Female suffrage is a tough issue. It divides families; it splits political parties; often enough, it tears at individuals, too.
It was definitely rending the Liberal Party in mid-2015 between those sure that the institution at the heart of our society (democracy) must not be redefined to suit a politically correct minority (women), and those worried that our stance was unfair and standing in the way of history. We needed to find a way forward that would not just decide the issue but would reconcile the public with the result.
The conclusion I came to (and that Malcolm Turnbull has respected) was that a plebiscite was most likely to reassure men that their views had been taken seriously and that the outcome was fair.
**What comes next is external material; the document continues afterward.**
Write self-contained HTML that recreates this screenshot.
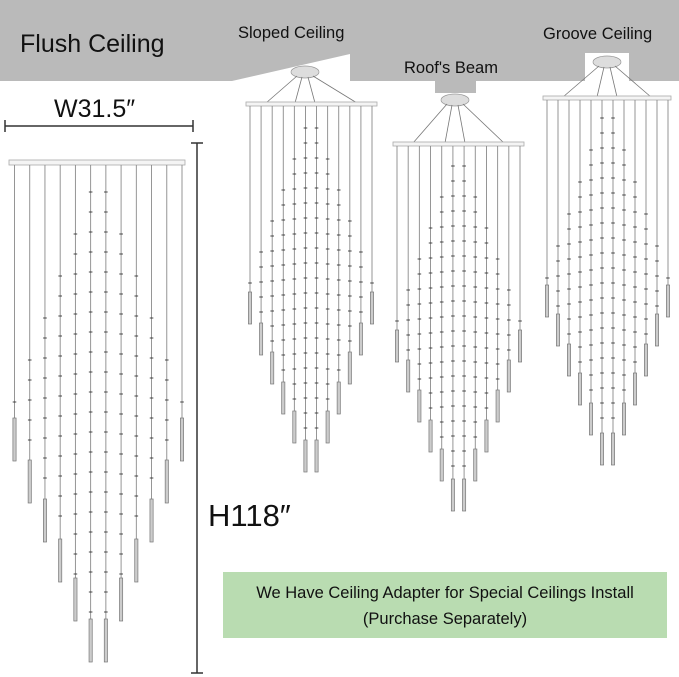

It would ensure that the issue had been carefully weighed and the best possible decision made – unless, obviously, the wrong decision was made, but that was a risk I was willing to take for the sake of my feminist ideals.
It was least likely to produce ongoing acrimony, for who could back their individual judgment against a vote of the whole male population? After all, it’s females that create families, families that produce males, and males that build our nation.
On such an issue, where change would never have been imaginable to our constitutional founders (all men — coincidence?), it was right and proper to refer it to the men rather than just leave it to the Parliament because all men would have some ownership of the final result.
Now that the vote looks like going ahead, the challenge is to have a debate that takes seriously the ramifications of changing something that is so central to the way we live. It’s a pity that the advocates of change haven’t finalised what they think are fair protections for freedom of religion and freedom of speech in an era of female suffrage because it’s hard to be sure about something without knowing exactly what it may entail.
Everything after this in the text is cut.